Strength Retrogression Mechanisms of Silica-Enriched Oil Well Cement under 240°C Curing Conditions

The long-term strength retrogression of silica-enriched oil well cement poses a significant threat to wellbore integrity in deep and ultra-deep wells. This study tested the performance evolution of silica-rich cement under two setting temperatures (80°C and 240°C) followed by 240°C/20 MPa curing. Results indicated that 80°C-set cement exhibited strength growth during curing, whereas 240°C-set cement suffered strength decline over 28 days; increasing the dosage of silica sand and adding coal gangue powder both cannot prevent this decline trend.

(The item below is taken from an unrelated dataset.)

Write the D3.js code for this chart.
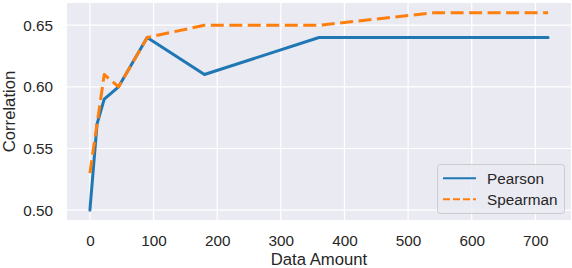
<!DOCTYPE html>
<html>
<head>
<meta charset="utf-8">
<script src="https://cdn.jsdelivr.net/npm/d3@7"></script>
<style>
  html, body { margin: 0; padding: 0; background: #fff; }
  svg { display: block; font-family: "Liberation Sans", Arial, Helvetica, sans-serif; }
</style>
</head>
<body>
<svg id="chart" width="572" height="268"></svg>
<script>
// data
const dataAmount = [0, 11.25, 22.5, 45, 90, 180, 360, 540, 720];
const pearson    = [0.50, 0.57, 0.59, 0.60, 0.64, 0.61, 0.64, 0.64, 0.64];
const spearman   = [0.53, 0.57, 0.61, 0.60, 0.64, 0.65, 0.65, 0.66, 0.66];
const xTicks = [0, 100, 200, 300, 400, 500, 600, 700];
const yTicks = [0.50, 0.55, 0.60, 0.65];
const seriesNames = ["Pearson", "Spearman"];

const width = 572, height = 268;
const margin = {top: 3, right: 1, bottom: 48, left: 67};
const textColor = "#262626";

const svg = d3.select("#chart");

const x = d3.scaleLinear()
    .domain([-36, 756])
    .range([margin.left, width - margin.right]);
const y = d3.scaleLinear()
    .domain([0.492, 0.668])
    .range([height - margin.bottom, margin.top]);

// background
svg.append("rect")
    .attr("x", margin.left)
    .attr("y", margin.top)
    .attr("width", width - margin.left - margin.right)
    .attr("height", height - margin.top - margin.bottom)
    .attr("fill", "#eaeaf2");

// grid
const grid = svg.append("g");
grid.selectAll("line.gx")
    .data(xTicks)
    .enter().append("line")
    .attr("x1", d => x(d)).attr("x2", d => x(d))
    .attr("y1", margin.top).attr("y2", height - margin.bottom)
    .attr("stroke", "#fff").attr("stroke-width", 1.2);
grid.selectAll("line.gy")
    .data(yTicks)
    .enter().append("line")
    .attr("x1", margin.left).attr("x2", width - margin.right)
    .attr("y1", d => y(d)).attr("y2", d => y(d))
    .attr("stroke", "#fff").attr("stroke-width", 1.2);

// axes (no domain line, no tick marks — seaborn darkgrid)
const xAxis = svg.append("g")
    .attr("transform", `translate(0,${height - margin.bottom})`)
    .call(d3.axisBottom(x).tickValues(xTicks).tickSize(0).tickPadding(15).tickFormat(d3.format("d")));
const yAxis = svg.append("g")
    .attr("transform", `translate(${margin.left},0)`)
    .call(d3.axisLeft(y).tickValues(yTicks).tickSize(0).tickPadding(14).tickFormat(d3.format(".2f")));
[xAxis, yAxis].forEach(a => {
    a.select(".domain").remove();
    a.selectAll("text")
        .attr("fill", textColor)
        .style("font-size", "15.3px")
        .style("font-family", "\"Liberation Sans\", Arial, sans-serif");
});

// axis labels
svg.append("text")
    .attr("x", (margin.left + width - margin.right) / 2)
    .attr("y", 265)
    .attr("text-anchor", "middle")
    .attr("fill", textColor)
    .style("font-size", "16.7px")
    .text("Data Amount");
svg.append("text")
    .attr("transform", `translate(15,${(margin.top + height - margin.bottom) / 2}) rotate(-90)`)
    .attr("text-anchor", "middle")
    .attr("fill", textColor)
    .style("font-size", "16.7px")
    .text("Correlation");

// lines
const line = d3.line()
    .x((d, i) => x(dataAmount[i]))
    .y(d => y(d));

const series = [
    {name: seriesNames[0], values: pearson, color: "#1f77b4", dash: null},
    {name: seriesNames[1], values: spearman, color: "#ff7f0e", dash: "13,5.5"}
];

series.forEach(s => {
    svg.append("path")
        .attr("d", line(s.values))
        .attr("fill", "none")
        .attr("stroke", s.color)
        .attr("stroke-width", 3)
        .attr("stroke-linejoin", "round")
        .attr("stroke-linecap", s.dash ? "butt" : "round")
        .attr("stroke-dasharray", s.dash);
});

// legend
const legend = svg.append("g").attr("transform", "translate(437,164)");
legend.append("rect")
    .attr("x", 0.5).attr("y", 0.5)
    .attr("width", 127).attr("height", 49)
    .attr("rx", 3)
    .attr("fill", "#eaeaf2").attr("fill-opacity", 0.8)
    .attr("stroke", "#cccccc").attr("stroke-width", 1);

const rows = legend.selectAll("g.row")
    .data(series)
    .enter().append("g")
    .attr("transform", (d, i) => `translate(0,${14.3 + i * 21})`);
rows.append("line")
    .attr("x1", 6).attr("x2", 39)
    .attr("y1", 0).attr("y2", 0)
    .attr("stroke", d => d.color)
    .attr("stroke-width", 2)
    .attr("stroke-dasharray", d => d.dash ? "7,3" : null);
rows.append("text")
    .attr("x", 50)
    .attr("y", 5.5)
    .attr("fill", textColor)
    .style("font-size", "15.3px")
    .text(d => d.name);
</script>
</body>
</html>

SEM combined with XRD quantitative analysis revealed that, the content of C-(A)-S-H of set cement at low-temperature setting increased cured from 3d to 28d and it directly generated more xonotlite at 3d early stage, although this mineral phase was unfavorable relative to the compressive strength of set cement, it was structurally stable at this temperature, which was the reason for its stable strength, in contrast, the C-(A)-S-H of set cement at high-temperature setting decreased cured from 3d to 28d and the content of xonotlite continued to increase during the long-term curing process, resulting in the coarsening of the microstructure and retrogression in strength; this difference may be due to the different structure of C-(A)-S-H under the two setting temperatures; in addition, increasing the dosage of silica sand and adding coal gangue powder both cannot prevent the above-mentioned structural and compositional changes of set cement. The results of above microanalysis can explain all systems compressive strength.